Reproduce exactly the lines below, from the first one through the line containing "2530, 0, 0, 0, 0, 0, 0, 0, 0]", and omit any pictures.

— BEGIN Data —

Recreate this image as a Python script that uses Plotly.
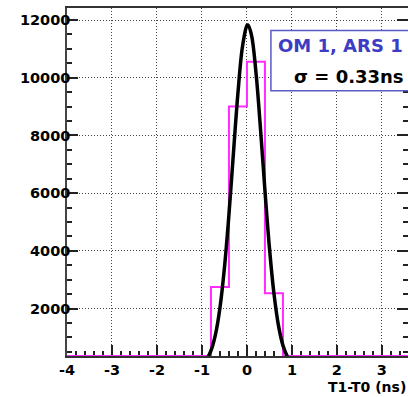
import numpy as np
import plotly.graph_objects as go

# ---- data ----
bin_edges = [-4.0, -3.6, -3.2, -2.8, -2.4, -2.0, -1.6, -1.2, -0.8, -0.4, 0.0,
             0.4, 0.8, 1.2, 1.6, 2.0, 2.4, 2.8, 3.2, 3.6, 4.0]
bin_counts = [0, 0, 0, 0, 0, 0, 0, 0, 2750, 9000, 10550,
              2530, 0, 0, 0, 0, 0, 0, 0, 0]

fit_x = [-1.0, -0.9, -0.8, -0.7, -0.6, -0.5, -0.4, -0.3, -0.2, -0.1, 0.0, 0.02,
         0.1, 0.2, 0.3, 0.4, 0.5, 0.6, 0.7, 0.8, 0.9, 1.0]
fit_y = [120, 243, 540, 1096, 2025, 3419, 5263, 7394, 9472, 11073, 11809, 11830,
         11487, 10195, 8254, 6096, 4107, 2525, 1416, 724, 338, 144]

x_tickvals = [-4, -3, -2, -1, 0, 1, 2, 3]
x_ticktext = ["-4", "-3", "-2", "-1", "0", "1", "2", "3"]
y_tickvals = [2000, 4000, 6000, 8000, 10000, 12000]
y_ticktext = ["2000", "4000", "6000", "8000", "10000", "12000"]

label_line1 = "OM 1, ARS 1"
label_line2 = "σ = 0.33ns"
x_title = "T1-T0 (ns)"

X_RANGE = [-4, 3.58]
Y_RANGE = [356, 12416]

FONT = "DejaVu Sans"

# histogram drawn as steps; empty bins sit on the frame like in ROOT
step_y = list(np.maximum(np.array(bin_counts, dtype=float), Y_RANGE[0]))
step_y = step_y + [step_y[-1]]

fig = go.Figure()
fig.add_trace(go.Scatter(x=bin_edges, y=step_y, mode="lines", line_shape="hv",
                         line=dict(color="#ff2cff", width=2),
                         hoverinfo="skip", showlegend=False))
fig.add_trace(go.Scatter(x=fit_x, y=fit_y, mode="lines", line_shape="spline",
                         line=dict(color="black", width=3.5),
                         hoverinfo="skip", showlegend=False))
# invisible trace to activate the right-hand tick axis
fig.add_trace(go.Scatter(x=[X_RANGE[0]], y=[Y_RANGE[0]], yaxis="y2", mode="markers",
                         marker=dict(opacity=0), hoverinfo="skip", showlegend=False))

tick_font = dict(family=FONT, size=14.5, color="black", weight="bold")
GRID_DASH = "1px,2px"

fig.update_layout(
    width=408, height=397,
    margin=dict(l=67, r=0, t=8, b=41),
    paper_bgcolor="white", plot_bgcolor="white",
    xaxis=dict(range=X_RANGE, tickmode="array", tickvals=x_tickvals, ticktext=x_ticktext,
               ticks="inside", ticklen=11, tickwidth=1.5, tickcolor="#222",
               showline=True, linecolor="#333", linewidth=1.5, mirror=True,
               showgrid=True, gridcolor="#444", griddash=GRID_DASH, gridwidth=1,
               zeroline=False, tickfont=tick_font, layer="below traces",
               minor=dict(tick0=0, dtick=0.2, ticks="inside", ticklen=5,
                          tickwidth=1.5, tickcolor="#222", showgrid=False)),
    yaxis=dict(range=Y_RANGE, tickmode="array", tickvals=y_tickvals, ticktext=y_ticktext,
               ticks="inside", ticklen=11, tickwidth=1.5, tickcolor="#222",
               showline=True, linecolor="#444", linewidth=1.5,
               showgrid=True, gridcolor="#444", griddash=GRID_DASH, gridwidth=1,
               zeroline=False, tickfont=tick_font, ticklabelstandoff=-8,
               minor=dict(tick0=0, dtick=500, ticks="inside", ticklen=5,
                          tickwidth=1.5, tickcolor="#222", showgrid=False)),
    yaxis2=dict(range=Y_RANGE, overlaying="y", side="right", anchor="x",
                tickmode="array", tickvals=y_tickvals, showticklabels=False,
                ticks="inside", ticklen=11, tickwidth=1.5, tickcolor="#222",
                showline=False, showgrid=False, zeroline=False,
                minor=dict(tick0=0, dtick=500, ticks="inside", ticklen=5,
                           tickwidth=1.5, tickcolor="#222", showgrid=False)),
)

# stats-like label box
fig.add_shape(type="rect", xref="paper", yref="paper",
              x0=0.598, x1=1.03, y0=0.762, y1=0.935,
              line=dict(color="#5a5ac8", width=1.5), fillcolor="white", layer="above")
fig.add_annotation(xref="paper", yref="paper", x=0.802, y=0.891,
                   xanchor="center", yanchor="middle", showarrow=False,
                   text=label_line1,
                   font=dict(family=FONT, size=18, color="#3c3cc4", weight="bold"))
fig.add_annotation(xref="paper", yref="paper", x=0.993, y=0.803,
                   xanchor="right", yanchor="middle", showarrow=False,
                   text=label_line2,
                   font=dict(family=FONT, size=18, color="black", weight="bold"))
fig.add_annotation(xref="paper", yref="paper", x=1.0, y=-0.09,
                   xanchor="right", yanchor="middle", showarrow=False,
                   text=x_title,
                   font=dict(family=FONT, size=14, color="black", weight="bold"))

fig.write_html("out.html", config={"displayModeBar": False},
               post_script="document.body.style.margin='0';document.body.style.overflow='hidden';")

— END Data —

Full output:
Recreate this image as a Python script that uses Plotly.
import numpy as np
import plotly.graph_objects as go

# ---- data ----
bin_edges = [-4.0, -3.6, -3.2, -2.8, -2.4, -2.0, -1.6, -1.2, -0.8, -0.4, 0.0,
             0.4, 0.8, 1.2, 1.6, 2.0, 2.4, 2.8, 3.2, 3.6, 4.0]
bin_counts = [0, 0, 0, 0, 0, 0, 0, 0, 2750, 9000, 10550,
              2530, 0, 0, 0, 0, 0, 0, 0, 0]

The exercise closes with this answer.